## REQUIRED WORK
Give every line again exactly as it appears, please, but not the pictures.

## COLLECTED DATA
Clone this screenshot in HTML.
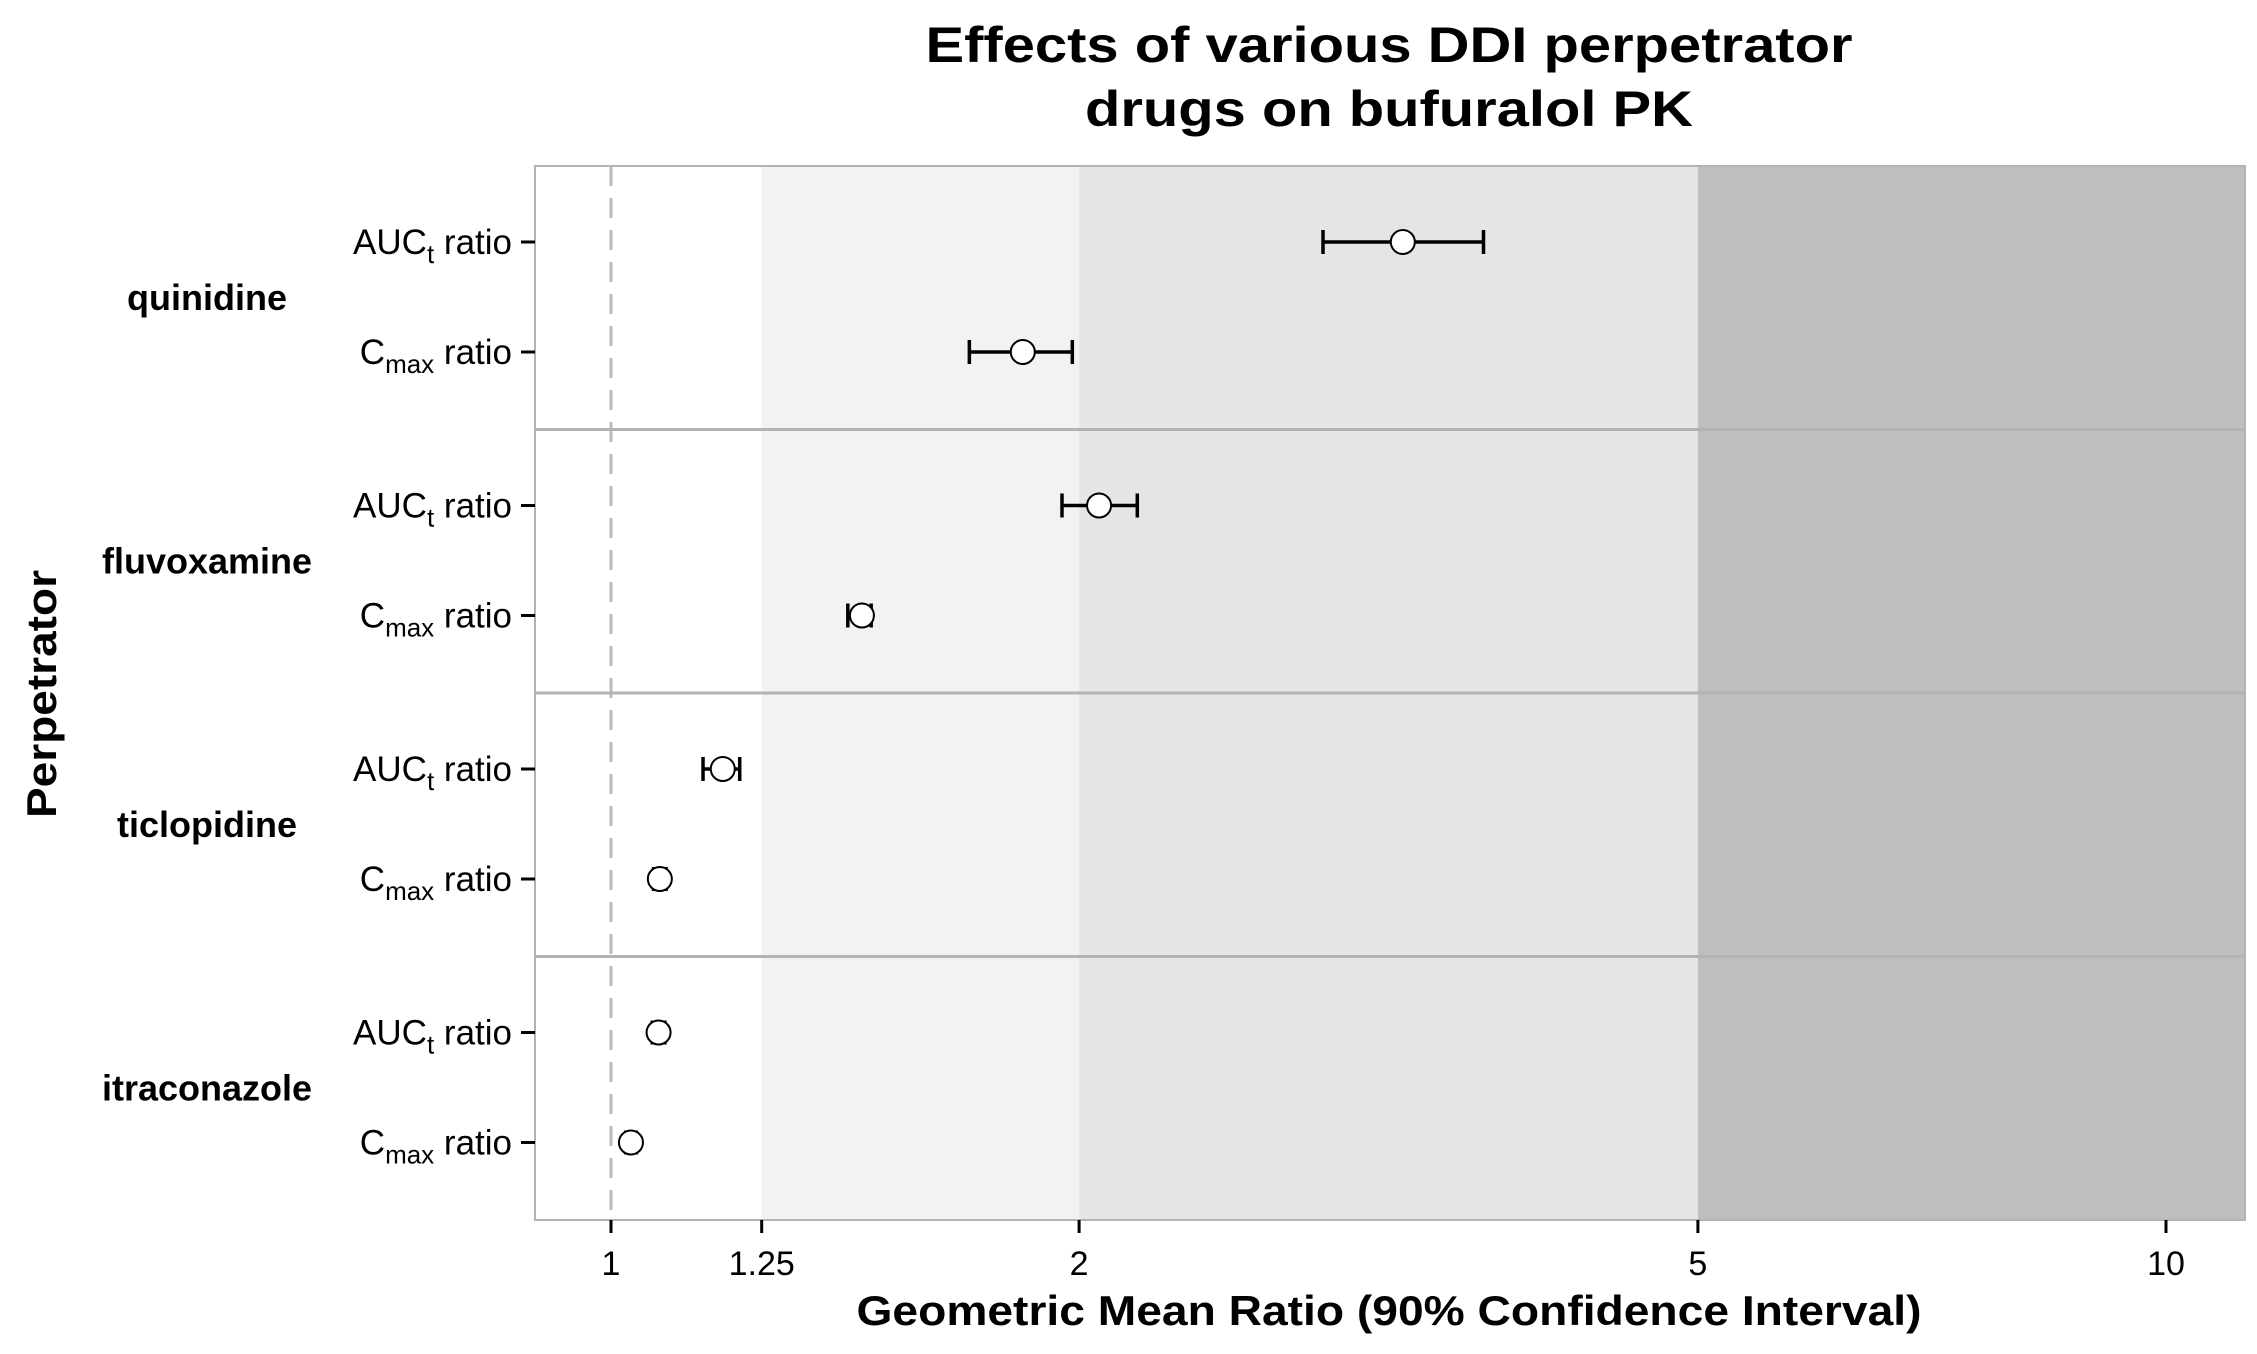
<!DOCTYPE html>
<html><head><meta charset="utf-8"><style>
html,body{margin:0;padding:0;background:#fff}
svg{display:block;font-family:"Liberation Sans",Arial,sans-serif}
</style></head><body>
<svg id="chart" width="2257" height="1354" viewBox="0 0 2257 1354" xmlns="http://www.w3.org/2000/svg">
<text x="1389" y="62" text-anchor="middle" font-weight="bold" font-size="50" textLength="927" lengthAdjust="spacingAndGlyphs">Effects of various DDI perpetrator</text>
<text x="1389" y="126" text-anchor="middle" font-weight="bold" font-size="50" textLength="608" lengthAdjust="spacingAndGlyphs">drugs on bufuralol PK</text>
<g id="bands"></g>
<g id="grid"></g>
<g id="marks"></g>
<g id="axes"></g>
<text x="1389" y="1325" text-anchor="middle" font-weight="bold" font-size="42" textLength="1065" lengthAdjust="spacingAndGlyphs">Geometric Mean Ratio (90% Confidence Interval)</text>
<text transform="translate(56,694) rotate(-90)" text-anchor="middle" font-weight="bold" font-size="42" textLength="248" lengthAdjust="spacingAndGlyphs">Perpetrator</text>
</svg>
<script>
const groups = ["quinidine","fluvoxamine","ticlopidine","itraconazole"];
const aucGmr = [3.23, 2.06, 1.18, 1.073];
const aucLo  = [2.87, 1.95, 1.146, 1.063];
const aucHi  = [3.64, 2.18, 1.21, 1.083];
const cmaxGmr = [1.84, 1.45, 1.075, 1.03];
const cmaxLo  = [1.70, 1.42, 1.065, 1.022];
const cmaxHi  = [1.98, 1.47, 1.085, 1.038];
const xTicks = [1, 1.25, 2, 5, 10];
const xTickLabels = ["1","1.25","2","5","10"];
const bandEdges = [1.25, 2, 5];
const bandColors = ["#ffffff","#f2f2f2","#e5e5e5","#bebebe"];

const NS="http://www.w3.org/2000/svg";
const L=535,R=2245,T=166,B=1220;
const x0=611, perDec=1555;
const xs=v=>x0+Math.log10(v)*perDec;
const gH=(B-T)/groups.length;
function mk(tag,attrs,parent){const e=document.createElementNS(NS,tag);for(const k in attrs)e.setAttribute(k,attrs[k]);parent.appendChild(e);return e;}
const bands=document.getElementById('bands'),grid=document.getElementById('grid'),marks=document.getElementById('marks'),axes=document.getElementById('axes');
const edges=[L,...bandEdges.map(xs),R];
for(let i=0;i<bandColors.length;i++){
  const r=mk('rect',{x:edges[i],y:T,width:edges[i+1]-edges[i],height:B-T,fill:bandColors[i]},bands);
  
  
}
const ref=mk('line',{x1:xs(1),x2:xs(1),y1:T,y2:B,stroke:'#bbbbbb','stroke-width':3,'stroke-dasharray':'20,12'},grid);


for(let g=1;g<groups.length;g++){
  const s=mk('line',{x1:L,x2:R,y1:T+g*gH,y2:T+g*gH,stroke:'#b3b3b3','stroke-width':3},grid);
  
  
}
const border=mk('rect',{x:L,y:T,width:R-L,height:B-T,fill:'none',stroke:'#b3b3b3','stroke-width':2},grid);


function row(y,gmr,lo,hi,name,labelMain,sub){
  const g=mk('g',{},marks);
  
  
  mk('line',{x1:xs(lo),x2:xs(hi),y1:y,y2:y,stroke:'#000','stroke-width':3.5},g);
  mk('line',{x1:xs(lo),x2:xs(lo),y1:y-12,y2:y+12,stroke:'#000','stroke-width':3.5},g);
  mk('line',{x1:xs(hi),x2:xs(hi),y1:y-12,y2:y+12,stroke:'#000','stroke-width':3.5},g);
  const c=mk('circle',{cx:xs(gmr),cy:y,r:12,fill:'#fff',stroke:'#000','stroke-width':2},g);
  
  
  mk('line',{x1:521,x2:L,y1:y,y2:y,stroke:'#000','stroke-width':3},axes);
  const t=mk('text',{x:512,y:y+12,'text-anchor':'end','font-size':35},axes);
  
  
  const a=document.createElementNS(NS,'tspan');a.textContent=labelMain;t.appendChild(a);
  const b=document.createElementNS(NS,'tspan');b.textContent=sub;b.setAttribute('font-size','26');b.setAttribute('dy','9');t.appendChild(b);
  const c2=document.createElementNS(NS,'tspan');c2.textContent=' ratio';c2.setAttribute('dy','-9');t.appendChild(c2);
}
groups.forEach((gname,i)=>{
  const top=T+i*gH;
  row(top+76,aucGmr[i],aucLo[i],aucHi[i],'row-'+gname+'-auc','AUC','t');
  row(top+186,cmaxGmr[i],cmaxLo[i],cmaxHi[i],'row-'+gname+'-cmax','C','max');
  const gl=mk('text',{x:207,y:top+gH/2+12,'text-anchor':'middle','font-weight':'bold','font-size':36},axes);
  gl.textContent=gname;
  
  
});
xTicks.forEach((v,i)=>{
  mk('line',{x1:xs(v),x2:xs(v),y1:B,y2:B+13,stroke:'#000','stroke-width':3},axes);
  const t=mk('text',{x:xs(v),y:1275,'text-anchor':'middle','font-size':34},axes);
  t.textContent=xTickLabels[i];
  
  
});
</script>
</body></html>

## TASK SOLUTION
Clone this screenshot in HTML.
<!DOCTYPE html>
<html><head><meta charset="utf-8"><style>
html,body{margin:0;padding:0;background:#fff}
svg{display:block;font-family:"Liberation Sans",Arial,sans-serif}
</style></head><body>
<svg id="chart" width="2257" height="1354" viewBox="0 0 2257 1354" xmlns="http://www.w3.org/2000/svg">
<text x="1389" y="62" text-anchor="middle" font-weight="bold" font-size="50" textLength="927" lengthAdjust="spacingAndGlyphs">Effects of various DDI perpetrator</text>
<text x="1389" y="126" text-anchor="middle" font-weight="bold" font-size="50" textLength="608" lengthAdjust="spacingAndGlyphs">drugs on bufuralol PK</text>
<g id="bands"></g>
<g id="grid"></g>
<g id="marks"></g>
<g id="axes"></g>
<text x="1389" y="1325" text-anchor="middle" font-weight="bold" font-size="42" textLength="1065" lengthAdjust="spacingAndGlyphs">Geometric Mean Ratio (90% Confidence Interval)</text>
<text transform="translate(56,694) rotate(-90)" text-anchor="middle" font-weight="bold" font-size="42" textLength="248" lengthAdjust="spacingAndGlyphs">Perpetrator</text>
</svg>
<script>
const groups = ["quinidine","fluvoxamine","ticlopidine","itraconazole"];
const aucGmr = [3.23, 2.06, 1.18, 1.073];
const aucLo  = [2.87, 1.95, 1.146, 1.063];
const aucHi  = [3.64, 2.18, 1.21, 1.083];
const cmaxGmr = [1.84, 1.45, 1.075, 1.03];
const cmaxLo  = [1.70, 1.42, 1.065, 1.022];
const cmaxHi  = [1.98, 1.47, 1.085, 1.038];
const xTicks = [1, 1.25, 2, 5, 10];
const xTickLabels = ["1","1.25","2","5","10"];
const bandEdges = [1.25, 2, 5];
const bandColors = ["#ffffff","#f2f2f2","#e5e5e5","#bebebe"];

const NS="http://www.w3.org/2000/svg";
const L=535,R=2245,T=166,B=1220;
const x0=611, perDec=1555;
const xs=v=>x0+Math.log10(v)*perDec;
const gH=(B-T)/groups.length;
function mk(tag,attrs,parent){const e=document.createElementNS(NS,tag);for(const k in attrs)e.setAttribute(k,attrs[k]);parent.appendChild(e);return e;}
const bands=document.getElementById('bands'),grid=document.getElementById('grid'),marks=document.getElementById('marks'),axes=document.getElementById('axes');
const edges=[L,...bandEdges.map(xs),R];
for(let i=0;i<bandColors.length;i++){
  const r=mk('rect',{x:edges[i],y:T,width:edges[i+1]-edges[i],height:B-T,fill:bandColors[i]},bands);
  
  
}
const ref=mk('line',{x1:xs(1),x2:xs(1),y1:T,y2:B,stroke:'#bbbbbb','stroke-width':3,'stroke-dasharray':'20,12'},grid);


for(let g=1;g<groups.length;g++){
  const s=mk('line',{x1:L,x2:R,y1:T+g*gH,y2:T+g*gH,stroke:'#b3b3b3','stroke-width':3},grid);
  
  
}
const border=mk('rect',{x:L,y:T,width:R-L,height:B-T,fill:'none',stroke:'#b3b3b3','stroke-width':2},grid);


function row(y,gmr,lo,hi,name,labelMain,sub){
  const g=mk('g',{},marks);
  
  
  mk('line',{x1:xs(lo),x2:xs(hi),y1:y,y2:y,stroke:'#000','stroke-width':3.5},g);
  mk('line',{x1:xs(lo),x2:xs(lo),y1:y-12,y2:y+12,stroke:'#000','stroke-width':3.5},g);
  mk('line',{x1:xs(hi),x2:xs(hi),y1:y-12,y2:y+12,stroke:'#000','stroke-width':3.5},g);
  const c=mk('circle',{cx:xs(gmr),cy:y,r:12,fill:'#fff',stroke:'#000','stroke-width':2},g);
  
  
  mk('line',{x1:521,x2:L,y1:y,y2:y,stroke:'#000','stroke-width':3},axes);
  const t=mk('text',{x:512,y:y+12,'text-anchor':'end','font-size':35},axes);
  
  
  const a=document.createElementNS(NS,'tspan');a.textContent=labelMain;t.appendChild(a);
  const b=document.createElementNS(NS,'tspan');b.textContent=sub;b.setAttribute('font-size','26');b.setAttribute('dy','9');t.appendChild(b);
  const c2=document.createElementNS(NS,'tspan');c2.textContent=' ratio';c2.setAttribute('dy','-9');t.appendChild(c2);
}
groups.forEach((gname,i)=>{
  const top=T+i*gH;
  row(top+76,aucGmr[i],aucLo[i],aucHi[i],'row-'+gname+'-auc','AUC','t');
  row(top+186,cmaxGmr[i],cmaxLo[i],cmaxHi[i],'row-'+gname+'-cmax','C','max');
  const gl=mk('text',{x:207,y:top+gH/2+12,'text-anchor':'middle','font-weight':'bold','font-size':36},axes);
  gl.textContent=gname;
  
  
});
xTicks.forEach((v,i)=>{
  mk('line',{x1:xs(v),x2:xs(v),y1:B,y2:B+13,stroke:'#000','stroke-width':3},axes);
  const t=mk('text',{x:xs(v),y:1275,'text-anchor':'middle','font-size':34},axes);
  t.textContent=xTickLabels[i];
  
  
});
</script>
</body></html>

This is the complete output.